# Directions for this task
Copy out exactly the lines from the one holding "Give me the Altair source for this chart." through the one holding "import pandas as pd", ends included; omit images.

# Source records
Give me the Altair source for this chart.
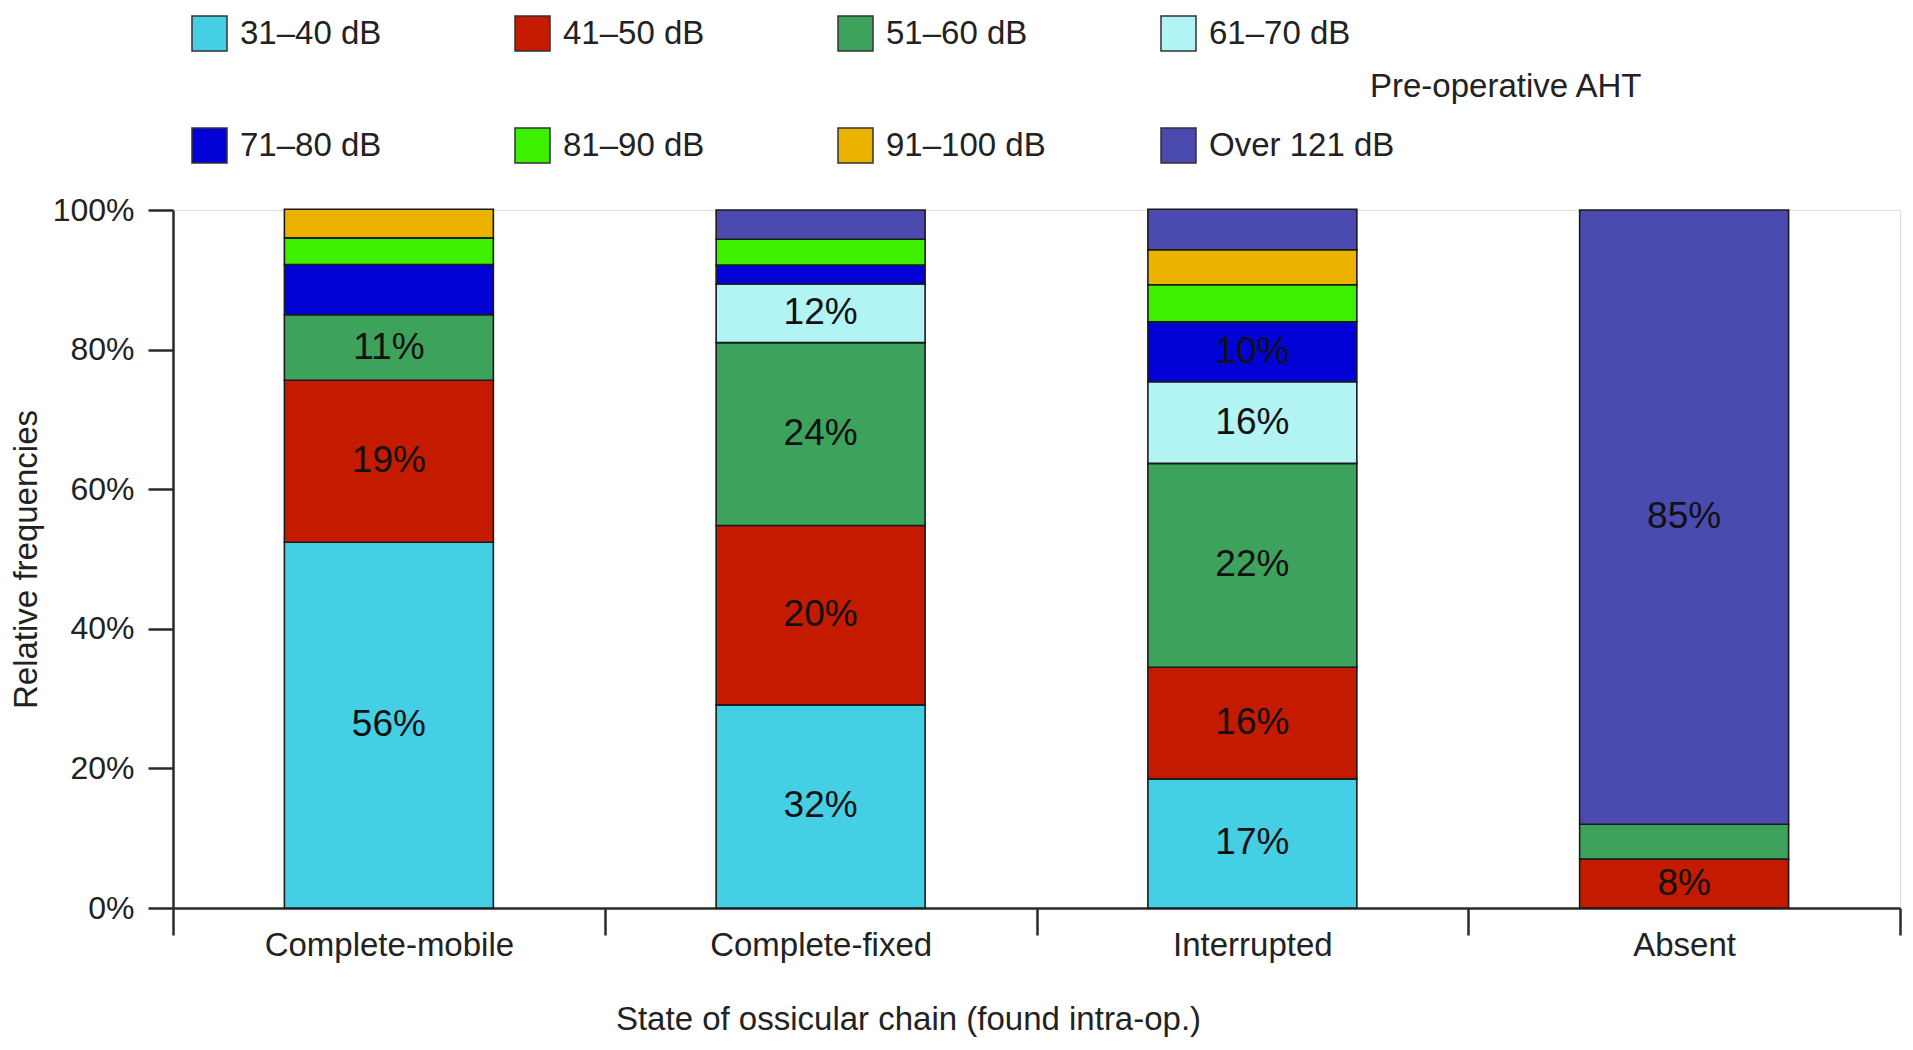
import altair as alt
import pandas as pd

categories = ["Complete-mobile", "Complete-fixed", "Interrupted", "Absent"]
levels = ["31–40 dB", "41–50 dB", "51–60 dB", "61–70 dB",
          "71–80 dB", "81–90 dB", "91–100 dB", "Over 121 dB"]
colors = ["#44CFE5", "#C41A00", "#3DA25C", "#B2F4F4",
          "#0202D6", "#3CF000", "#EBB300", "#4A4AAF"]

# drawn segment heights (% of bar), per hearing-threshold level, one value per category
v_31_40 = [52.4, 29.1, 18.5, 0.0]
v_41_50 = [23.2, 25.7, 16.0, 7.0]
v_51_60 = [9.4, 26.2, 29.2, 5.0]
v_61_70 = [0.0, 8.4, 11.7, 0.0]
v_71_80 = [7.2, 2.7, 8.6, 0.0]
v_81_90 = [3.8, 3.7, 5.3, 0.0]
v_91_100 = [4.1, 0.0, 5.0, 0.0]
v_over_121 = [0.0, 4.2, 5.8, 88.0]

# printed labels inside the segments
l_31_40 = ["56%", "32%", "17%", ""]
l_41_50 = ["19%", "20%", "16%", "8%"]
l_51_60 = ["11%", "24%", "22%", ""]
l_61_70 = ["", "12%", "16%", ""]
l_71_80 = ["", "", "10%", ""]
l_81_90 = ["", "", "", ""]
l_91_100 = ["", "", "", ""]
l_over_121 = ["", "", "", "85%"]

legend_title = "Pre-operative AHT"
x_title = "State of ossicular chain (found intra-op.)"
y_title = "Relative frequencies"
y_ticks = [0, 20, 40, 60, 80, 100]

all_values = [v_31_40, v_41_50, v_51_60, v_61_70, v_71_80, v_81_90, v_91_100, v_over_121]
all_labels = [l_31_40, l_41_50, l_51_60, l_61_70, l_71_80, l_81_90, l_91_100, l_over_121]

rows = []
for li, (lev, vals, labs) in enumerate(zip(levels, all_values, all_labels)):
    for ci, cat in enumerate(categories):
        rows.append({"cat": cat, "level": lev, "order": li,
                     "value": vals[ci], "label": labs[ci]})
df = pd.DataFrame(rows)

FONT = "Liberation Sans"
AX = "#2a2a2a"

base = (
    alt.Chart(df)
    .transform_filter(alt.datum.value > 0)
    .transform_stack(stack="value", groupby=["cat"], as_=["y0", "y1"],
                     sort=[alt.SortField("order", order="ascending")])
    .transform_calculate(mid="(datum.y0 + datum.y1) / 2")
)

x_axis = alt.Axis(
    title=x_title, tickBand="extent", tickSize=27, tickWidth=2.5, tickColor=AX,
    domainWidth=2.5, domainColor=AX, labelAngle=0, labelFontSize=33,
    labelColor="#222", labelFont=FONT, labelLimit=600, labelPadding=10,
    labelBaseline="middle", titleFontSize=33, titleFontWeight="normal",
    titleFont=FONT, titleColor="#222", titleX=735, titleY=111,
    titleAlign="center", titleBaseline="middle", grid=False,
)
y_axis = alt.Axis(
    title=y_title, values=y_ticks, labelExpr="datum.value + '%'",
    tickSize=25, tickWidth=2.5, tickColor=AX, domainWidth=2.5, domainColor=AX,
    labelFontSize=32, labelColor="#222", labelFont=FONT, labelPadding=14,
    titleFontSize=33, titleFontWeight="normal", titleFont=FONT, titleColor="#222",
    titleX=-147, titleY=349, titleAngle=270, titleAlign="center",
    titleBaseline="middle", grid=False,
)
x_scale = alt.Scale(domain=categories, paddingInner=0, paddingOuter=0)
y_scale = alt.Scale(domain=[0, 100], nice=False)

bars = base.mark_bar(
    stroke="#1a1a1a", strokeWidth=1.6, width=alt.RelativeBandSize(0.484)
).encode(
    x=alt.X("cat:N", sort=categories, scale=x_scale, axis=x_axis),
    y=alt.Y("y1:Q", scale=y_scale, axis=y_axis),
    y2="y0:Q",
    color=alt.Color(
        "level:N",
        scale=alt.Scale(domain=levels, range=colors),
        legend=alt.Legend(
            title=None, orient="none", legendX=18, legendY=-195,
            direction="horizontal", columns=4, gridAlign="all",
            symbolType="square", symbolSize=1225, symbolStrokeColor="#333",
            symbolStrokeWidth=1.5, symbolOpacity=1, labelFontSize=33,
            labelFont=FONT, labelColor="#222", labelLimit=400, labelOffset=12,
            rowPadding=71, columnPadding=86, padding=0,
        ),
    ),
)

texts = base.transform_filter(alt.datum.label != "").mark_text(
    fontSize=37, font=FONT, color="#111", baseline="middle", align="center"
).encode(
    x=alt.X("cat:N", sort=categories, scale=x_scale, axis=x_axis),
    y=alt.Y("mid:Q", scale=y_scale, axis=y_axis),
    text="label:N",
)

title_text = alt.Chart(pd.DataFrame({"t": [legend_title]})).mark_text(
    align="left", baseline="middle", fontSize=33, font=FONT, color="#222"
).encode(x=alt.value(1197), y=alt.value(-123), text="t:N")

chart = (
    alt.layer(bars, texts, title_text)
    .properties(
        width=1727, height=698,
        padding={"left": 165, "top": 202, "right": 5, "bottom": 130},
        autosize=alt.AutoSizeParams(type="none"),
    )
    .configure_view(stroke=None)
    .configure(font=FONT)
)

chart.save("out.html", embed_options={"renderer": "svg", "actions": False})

* * *

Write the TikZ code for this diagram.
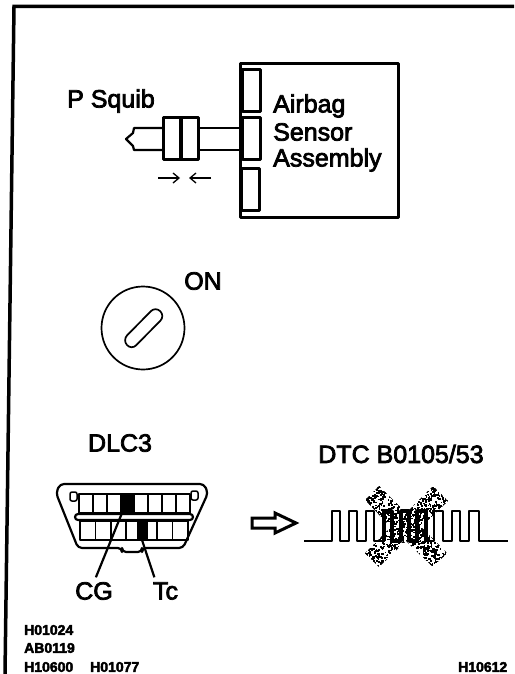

# Final answer
Give me the Altair source for this chart.
import altair as alt
import pandas as pd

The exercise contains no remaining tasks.